Van der Bellen und der italienische Staatspräsident Sergio Mattarella betonten den Bedarf der Reform der Entscheidungsprozesse der EU insbesondere bei der gemeinsamen Außenpolitik. “Wir müssen fähig sein, auf die Problemlagen zeitnah reagieren zu können”, meinte Mattarella. Mit Blick auf der Dauer, die es bis zu einer Entscheidung braucht, betonte Van der Bellen, dass bei der Struktur der Entscheidungsfindung schon jetzt in der EU-27 ein dringender Handlungsbedarf bestehe, “geschweige denn in der Zukunft mit mehr als 30 Mitgliedern”.

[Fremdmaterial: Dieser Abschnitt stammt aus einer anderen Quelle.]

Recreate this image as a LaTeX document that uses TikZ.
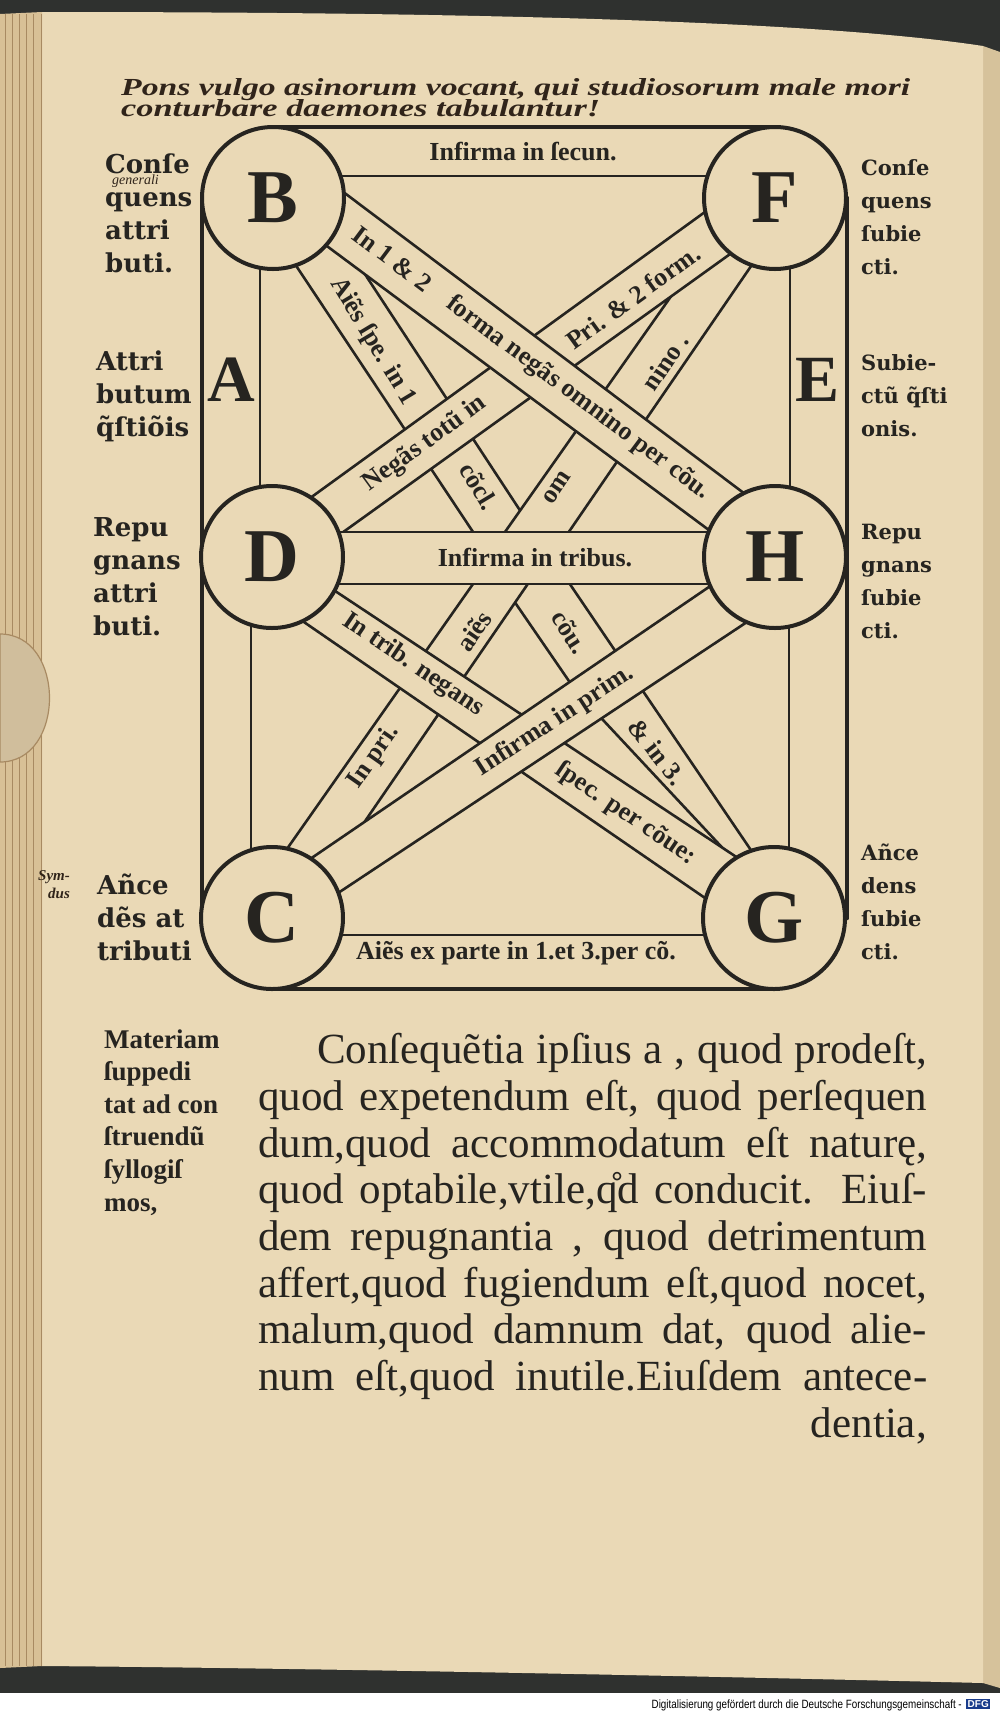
\documentclass[tikz,border=0pt]{standalone}
\usepackage{fontspec}
\setmainfont{Liberation Serif}
\newfontfamily\margfont{DejaVu Serif}
\newfontfamily\footfont{Liberation Sans}
\usetikzlibrary{calc}
\pgfdeclarelayer{page}
\pgfdeclarelayer{bands}
\pgfsetlayers{page,bands,main}
\definecolor{paper}{RGB}{234,217,182}
\definecolor{paperdark}{RGB}{214,194,155}
\definecolor{ink}{RGB}{38,36,32}
\definecolor{scanbg}{RGB}{47,49,47}
\definecolor{hand}{RGB}{48,36,26}
\definecolor{strip}{RGB}{216,192,150}
\definecolor{stripline}{RGB}{168,138,98}
\definecolor{clasp}{RGB}{208,190,156}
\definecolor{dfgblue}{RGB}{25,60,140}
\newcommand\mystack[1]{\begin{tabular}[t]{@{}l@{}}#1\end{tabular}}
\newcommand\drawband[4]{%
  \fill[paper] #1 -- #2 -- #4 -- #3 -- cycle;
  \draw[bandedge] #1 -- #2;
  \draw[bandedge] #3 -- #4;}
\tikzset{
  bandedge/.style={draw=ink,line width=2.6pt,line cap=round},
  innerl/.style={draw=ink,line width=2.8pt,line cap=round},
  framel/.style={draw=ink,line width=4.6pt,line cap=round},
  ring/.style={circle,draw=ink,line width=4pt,fill=paper,minimum size=142pt,inner sep=0pt,
     text=ink,font=\fontsize{76}{76}\selectfont\bfseries},
  bigletter/.style={text=ink,inner sep=0pt,font=\fontsize{66}{66}\selectfont\bfseries},
  lab/.style={font=\fontsize{26}{26}\selectfont\bfseries,text=ink,inner sep=0pt},
  marg/.style={font=\margfont\fontsize{26}{33}\selectfont\bfseries,text=ink,inner sep=0pt,anchor=base west},
  margr/.style={font=\margfont\fontsize{21}{33}\selectfont\bfseries,text=ink,inner sep=0pt,anchor=base west},
  margb/.style={font=\fontsize{27}{32.6}\selectfont\bfseries,text=ink,inner sep=0pt,anchor=base west},
  body/.style={font=\fontsize{43}{43}\selectfont,text=ink,inner sep=0pt,anchor=base west},
  handw/.style={font=\fontsize{22}{22}\selectfont\bfseries\itshape,text=hand,inner sep=0pt,anchor=base west},
}
\begin{document}
\begin{tikzpicture}[x=1pt,y=-1pt]
\useasboundingbox (0,0) rectangle (1000,1714);
% ---------------- page ----------------
\begin{pgfonlayer}{page}
\fill[white] (0,0) rectangle (1000,1714);
\fill[scanbg] (0,0) rectangle (1000,1693);
\fill[paperdark] (983,46) -- (1000,52) -- (1000,1688) -- (983,1683) -- cycle;
\fill[paper] (42,12) .. controls (400,12) and (800,18) .. (983,46) -- (983,1683)
   .. controls (700,1676) and (300,1668) .. (42,1666) -- cycle;
\fill[strip] (0,14) -- (42,12) -- (42,1666) -- (0,1668) -- cycle;
\foreach \xx in {5,12,19,26,33,41}
  \draw[stripline,line width=0.9pt] (\xx,14) -- (\xx,1666);
\fill[clasp,draw=stripline,line width=1.2pt] (0,634) .. controls (66,634) and (66,762) .. (0,762) -- cycle;
\end{pgfonlayer}
% ---------------- circles ----------------
\node[ring] (B) at (273,198) {B};
\node[ring] (F) at (775,198) {F};
\node[ring] (D) at (272,557) {D};
\node[ring] (H) at (775,557) {H};
\node[ring] (C) at (272,918) {C};
\node[ring] (G) at (774,918) {G};
\node[bigletter] (A) at (231,380) {A};
\node[bigletter] (E) at (818,380) {E};
% ---------------- lines and bands ----------------
\begin{pgfonlayer}{bands}
\draw[framel] ($(B.center)+(0,-71)$) -- ($(F.center)+(0,-71)$);
\draw[framel] ($(B.center)+(-71,0)$) -- ($(C.center)+(-70,0)$);
\draw[framel] ($(F.center)+(72,0)$) -- ($(G.center)+(73,0)$);
\draw[framel] ($(C.center)+(0,71)$) -- ($(G.center)+(0,71)$);
\draw[innerl] ($(B.center)+(-13,0)$) -- ($(D.center)+(-12,0)$);
\draw[innerl] ($(F.center)+(15,0)$) -- ($(H.center)+(15,0)$);
\draw[innerl] ($(D.center)+(-21,0)$) -- ($(C.center)+(-21,0)$);
\draw[innerl] ($(H.center)+(14,0)$) -- ($(G.center)+(15,0)$);
\draw[bandedge] ($(B.center)+(0,-22)$) -- ($(F.center)+(0,-22)$);
\draw[bandedge] ($(C.center)+(0,17)$) -- ($(G.center)+(0,17)$);
% upper section
\drawband{(277,237)}{(487,553)}{(334,227)}{(546,550)}
\drawband{(698,258)}{(493,549)}{(771,237)}{(553,555)}
\drawband{(727,196)}{(295,509)}{(751,239)}{(321,548)}
\drawband{(322,176)}{(761,506)}{(308,232)}{(729,545)}
% lower section
\drawband{(503,585)}{(582,700)}{(561,571)}{(635,680)}
\drawband{(575,690)}{(745,872)}{(630,672)}{(759,862)}
\drawband{(480,574)}{(282,856)}{(536,572)}{(348,846)}
\drawband{(311,575)}{(756,870)}{(285,609)}{(721,909)}
\drawband{(725,576)}{(294,870)}{(756,616)}{(320,905)}
% middle band
\fill[paper] ($(D.center)+(0,-25)$) rectangle ($(H.center)+(0,27)$);
\draw[bandedge] ($(D.center)+(0,-25)$) -- ($(H.center)+(0,-25)$);
\draw[bandedge] ($(D.center)+(0,27)$) -- ($(H.center)+(0,27)$);
\end{pgfonlayer}
% ---------------- band labels ----------------
\node[lab] (t1) at (523,152) {Infirma in ſecun.};
\node[lab,rotate=-36.8] (t2) at (392,259) {In 1 \& 2};
\node[lab,rotate=-36.8] (t3) at (578,398) {forma negãs omnino per cõu.};
\node[lab,rotate=36] (t4) at (633,297) {Pri. \& 2 form.};
\node[lab,rotate=36] (t5) at (425,444) {Negãs totũ in};
\node[lab,rotate=-59] (t6) at (373,342) {Aiẽs ſpe. in 1};
\node[lab,rotate=-59] (t7) at (479,486) {cõcl.};
\node[lab,rotate=56] (t8) at (665,362) {nino .};
\node[lab,rotate=56] (t9) at (557,488) {om};
\node[lab] (t10) at (535,558) {Infirma in tribus.};
\node[lab,rotate=-34] (t11) at (413,665) {In trib. negans};
\node[lab,rotate=-34] (t12) at (626,814) {ſpec. per cõue:};
\node[lab,rotate=33] (t13) at (555,721) {Infirma in prim.};
\node[lab,rotate=55] (t14) at (474,631) {aiẽs};
\node[lab,rotate=55] (t15) at (374,757) {In pri.};
\node[lab,rotate=-57] (t16) at (570,632) {cõu.};
\node[lab,rotate=-52] (t17) at (657,752) {\& in 3.};
\node[lab] (t18) at (516,953) {Aiẽs ex parte in 1.et 3.per cõ.};
% ---------------- margin notes ----------------
\node[marg] (m1) at (105,173) {\mystack{Conſe\\quens\\attri\\buti.}};
\node[marg] (m2) at (96,370) {\mystack{Attri\\butum\\q̃ſtiõis}};
\node[marg] (m3) at (93,536) {\mystack{Repu\\gnans\\attri\\buti.}};
\node[marg] (m4) at (97,894) {\mystack{Añce\\dẽs at\\tributi}};
\node[margr] (m5) at (861,175) {\mystack{Conſe\\quens\\ſubie\\cti.}};
\node[margr] (m6) at (861,370) {\mystack{Subie-\\ctũ q̃ſti\\onis.}};
\node[margr] (m7) at (861,539) {\mystack{Repu\\gnans\\ſubie\\cti.}};
\node[margr] (m8) at (861,860) {\mystack{Añce\\dens\\ſubie\\cti.}};
\node[margb] (m9) at (104,1048) {\mystack{Materiam\\ſuppedi\\tat ad con\\ſtruendũ\\ſyllogiſ\\mos,}};
% ---------------- body text ----------------
\node[body] (b1) at (317,1063) {\makebox[610pt][s]{Conſequẽtia ipſius a , quod prodeſt,}};
\node[body] (b2) at (258,1110) {\makebox[669pt][s]{quod expetendum eſt, quod perſequen}};
\node[body] (b3) at (258,1157) {\makebox[669pt][s]{dum,quod accommodatum eſt naturę,}};
\node[body] (b4) at (258,1203) {\makebox[669pt][s]{quod optabile,vtile,q̊d conducit. Eiuſ-}};
\node[body] (b5) at (258,1250) {\makebox[669pt][s]{dem repugnantia , quod detrimentum}};
\node[body] (b6) at (258,1297) {\makebox[669pt][s]{affert,quod fugiendum eſt,quod nocet,}};
\node[body] (b7) at (258,1343) {\makebox[669pt][s]{malum,quod damnum dat, quod alie-}};
\node[body] (b8) at (258,1390) {\makebox[669pt][s]{num eſt,quod inutile.Eiuſdem antece-}};
\node[body,anchor=base east] (b9) at (927,1437) {dentia,};
% ---------------- handwriting ----------------
\node[handw] (h1) at (121,95) {\resizebox{789pt}{17pt}{Pons vulgo asinorum vocant, qui studiosorum male mori}};
\node[handw] (h2) at (121,116) {\resizebox{479pt}{17pt}{conturbare daemones tabulantur!}};
\node[handw,font=\fontsize{14}{14}\selectfont\itshape] (h3) at (112,184) {generali};
\node[handw,font=\fontsize{15}{15}\selectfont\bfseries\itshape] (h4) at (38,880) {Sym-};
\node[handw,font=\fontsize{15}{15}\selectfont\bfseries\itshape] (h5) at (48,898) {dus};
% ---------------- footer ----------------
\node[anchor=base east,inner sep=0pt,font=\footfont\fontsize{12}{12}\selectfont] (foot) at (962,1708)
  {\scalebox{0.82}[1]{Digitalisierung gefördert durch die Deutsche Forschungsgemeinschaft -}};
\node[anchor=west,fill=dfgblue,text=white,inner sep=1.5pt,font=\footfont\bfseries\fontsize{10}{10}\selectfont] (dfg) at (966,1704) {DFG};
\end{tikzpicture}
\end{document}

Nicht alle EU-Länder, die bei dem Treffen vertreten wurden, teilen diese Meinung. Milanović sprach sich gegen den Übergang von Entscheidungen mit Einstimmigkeit zur qualifizierten Mehrheit aus. Der ungarische Präsident Tamás Sulyok betonte, dass sein Land gegen immer stärkere föderalistische Ansätze sei. Mit Blick auf die Auffassungsunterschiede, die sich bei dem Treffen zeigten, bezeichnete Van der Bellen das Treffen als “Europe in a nutshell”. “Im kleinen Rahmen repräsentieren die fünf Staatsoberhäupter die EU mit all ihren Widersprüchlichkeiten”, sagte er. Wie er hinzufügte, zeigten sich die Unterschiede bei Kroatien und Ungarn im Gegensatz zu Österreich, Slowenien und Italien.
Die Staatsoberhäupter der fünf Länder waren zuletzt im Juni 2011 gemeinsam in Slowenien, als das Nachbarland 20 Jahre seiner Unabhängigkeit feierte. Bei heutigem Treffen, der am Welttag der Erde stattfand, schenkte die slowenische Präsidentin ihren Amtskollegen jeweils einen Lindenbaum-Setzling, damit sie diesen in ihren Ländern pflanzen können. Die Linde ist ein slowenisches Nationalsymbol. “Diese Geste soll die Freundschaft zwischen benachbarten Nationen und unser Engagement auch im Kampf gegen den Klimawandel repräsentieren”.